動身之前,幾位從北京回來的功友相互座談。她們已經先後去過好幾次了,她們談起全國各地功友在北京正法的表現,談起自身遭遇關押、打罵、罰款等種種經歷,神色極是從容自然,沒有半點常人的意味。就在這一瞬間,我決定衝出人的軀殼,走出人的誤區,投身於正法的洪流之中。數日後動身之際,偶遇一位功友來訪,當她得知我們上訪的目的之後,不假思索,立即要跟我們一道前往。次日早晨我們便一路出發,此前她不曾對家人、家事作出任何人的安排。她明知將要遇到甚麼,卻走得如此坦然、灑脫。
在北京我們見到了七八個省的來訪功友,大家喝冷水,吃麵包,坐臥於極其簡陋的床鋪,可是沒有一位弟子面帶苦色,全都抓緊時間交流、學法、煉功,整個場面一片祥和圓融。其中一位老年婦女講述自己經歷的一幕:她被抓到天安門派出所,因為不說姓名地址而遭到兇狠的虐待,但她全部忍過去了;公安無法,只好放她出來;她堅決要帶走她被沒收的大法書籍,對方不給,她平靜地要求再三,對方終於給了。她從鄉村來,但看到她純正的容顏與心態,我不禁肅然起敬,感覺到周身一股強勁的熱流,我忍不住心中落淚。

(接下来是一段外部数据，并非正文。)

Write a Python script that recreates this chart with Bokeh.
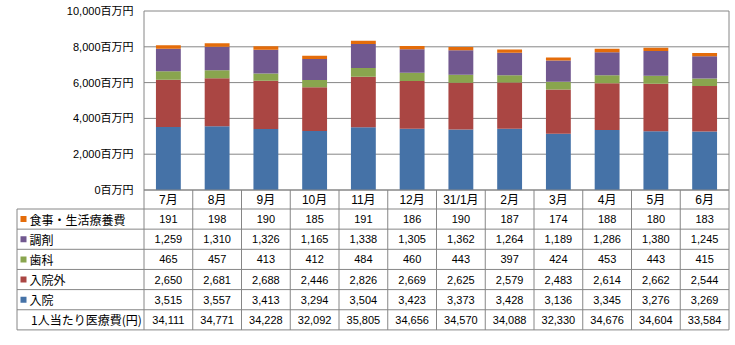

即將要去天安門,我預備作旗手,在金水橋上拉出橫幅。可是兩位年輕的女弟子堅持由她們展開。後來我才知道,她們是為了讓我少受迫害,因為凡是親手拉開橫幅的弟子,都會受到更為嚴酷的虐待。另一位南昌大法弟子,是某廠的中級幹部,他已於一個月前就到了北京,一直負責各地到京弟子的接待工作。他一次次手持相機走上天安門,拍下一幅幅大法弟子護法、被抓的場景。然而他卻在拍攝我們被抓的過程中被警察看住了,也被帶上了警車:但相機早已被機智地傳走,隨身攜帶的電話本也被摔出車外。面對警察當眾對他拳打腳踢,他卻始終微笑著。
在天安門派出所,我見到一對北京郊縣的夫婦,他們說他們悟得太遲了,來得太晚了,心中極是不安;他們還硬把自帶的煮雞蛋塞給我充飢;我接過來,傳遍押室五六十位功友,卻沒一個人願意接過去;其時已是下午五點鐘,我知道誰都沒有吃午飯的,但即使是一位才五六歲的小弟子,也沒有叫餓。一位女弟子大聲和其他功友交流,看守喝斥她說「你給我閉嘴」,她說「我憑甚麼要聽你的話?我就是要說,這是人的基本權利。」看守叫她過去,狠狠地甩出幾個巴掌;鮮血立即從她的嘴角溢出來,可她神色自若,回頭繼續和大家切磋。我們在被盤問的時候,一位老弟子約摸六七十歲,她堅持不說姓名地址,警察便輪番攻擊;警察似乎發瘋了,又把她拉到另一間屋子施暴;可她被拉回來後,態度依然如初,心懷對老師和大法的赤誠之心,誓死護法到底,堅決不回答任何蠻橫無理的問話。
一位功友被送到駐京辦事處,不經意之間掙脫了手銬,他大搖大擺地往外走,看守卻酣睡不醒;他出了辦事處,又往天安門,直到第二次煉功被抓。與我關在一起的一位女功友,她說她只有小學二年級文化,可是大法給了她無上的智慧,她能通讀全部大法經書,她談修煉體會時的狀態,根本不能讓我把她和小學生聯繫在一起;在我動了人情或其它常念的時候,她總能及時地給我指出。
在正法過程中我所接觸的所有大法弟子,無不相信黎明前的黑暗即將過去,我們終有普天同慶的一天,我們是人中更更好的人,是大法在人間的護法神,沒有任何邪惡的勢力可以阻擋正法修煉的步伐。